With a smile on his perspiring face, Binkley replied, “Their food supplement? All they get is manure. And they like it. They love it.”

Along with the pesky flies, the ripe smell of hog manure lingered in the thick, hot air around the worm trenches.

200-foot troughs

NatureWorksOrganics provided the worms for Key’s operation, which has been in place since last August. The worms are grown in six 21-inch-deep troughs that stretch 200 feet long. Key said he was told the company would supply the worms if he constructed the building. A wood-and-metal structure that can be enclosed during the winter protects the rows of vermin.

“I just call it the worm building,” Key said.

He estimated that he has spent $130,000 on the worm composting operation. For the past three decades, he has operated a slaughterhouse on site, too.

There are a couple of lagoons on his farm, as well as four hog houses.

Seven years ago, Key installed a solids separator that he bought for $8,000 after watching a demonstration on a farm in Wilson. “I wanted to keep the solids out of my lagoons,” he said. “The solids are what’s giving farmers the problem. You’ve got to keep the solids out.”

That’s where the yellow tail worms, which are constantly reproducing in the troughs, come in.

“Most people would turn these down as fishing worms,” Binkley said.

The worms are always eating up, toward the food supply. The worms gobble up “the stuff,” as one EPA rep called the manure, that’s spread over the troughs in thin layers. When it’s piled up, the manure can get too hot, reaching upward of 160 degrees.

“They’re happy when you don’t pile it up,” Binkley said. “They get too hot.”

The worms, Binkley said, take 24 to 36 hours to consume what they’re fed each day.

“That’s done a super job to keep the wastes out of the lagoons,” Key said.

Usually twice a day, a little water is added to the worm bins for moisture.

First harvest

The first harvest of worm manure on Key’s farm is expected in the next 45 days or so. Binkley anticipates a haul of better than 100,000 pounds of this organic soil amendment. He placed the retail value at $1 a quart. In bulk, the worm manure can go for 50 cents a pound.

The nutrient-rich soil is sold in garden centers and used with composts and other soil additives. It can be applied on golf courses and vineyards. Besides helping water retention, Binkley said, the manure enhances soil growth.
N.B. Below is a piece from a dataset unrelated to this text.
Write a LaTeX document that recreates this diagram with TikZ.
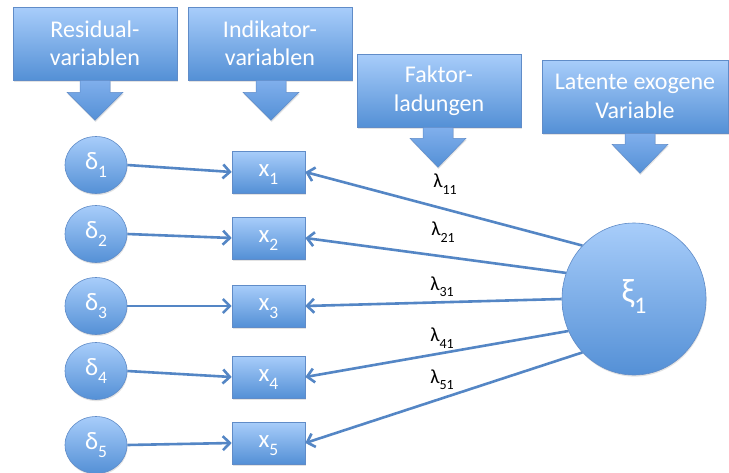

“A blind man can see the difference between a garden grown in worm castings and not,” he said.

“Anybody can learn to operate this,” Key said.

The tour was hosted by the N.C. office of Environmental Defense and Frontline Farmers, a group of 150 hog farmers. While they are looking to steer hog farmers from traditional lagoons to cleaner waste management systems, Key doesn’t see an end to the open-air waste ponds. At one time, he did. If other farmers used the technology that he’s got, he said, lagoons could be reclassified as holding ponds.

“We’re getting more manure out of the waste system than anticipated,” Binkley said. Key said he’s getting about 80 percent of the solid waste from the separator, reducing the volume that’s traditionally stored in the lagoons.

And Key expects to inch toward a profit from the worm composting operation. “I do. I really do,” he said.

 “You’ve got a product that’s plaguing us now that eventually you’re going to get paid for. That’s a plus. And you’re making the environment better by keeping solids out of the lagoons.”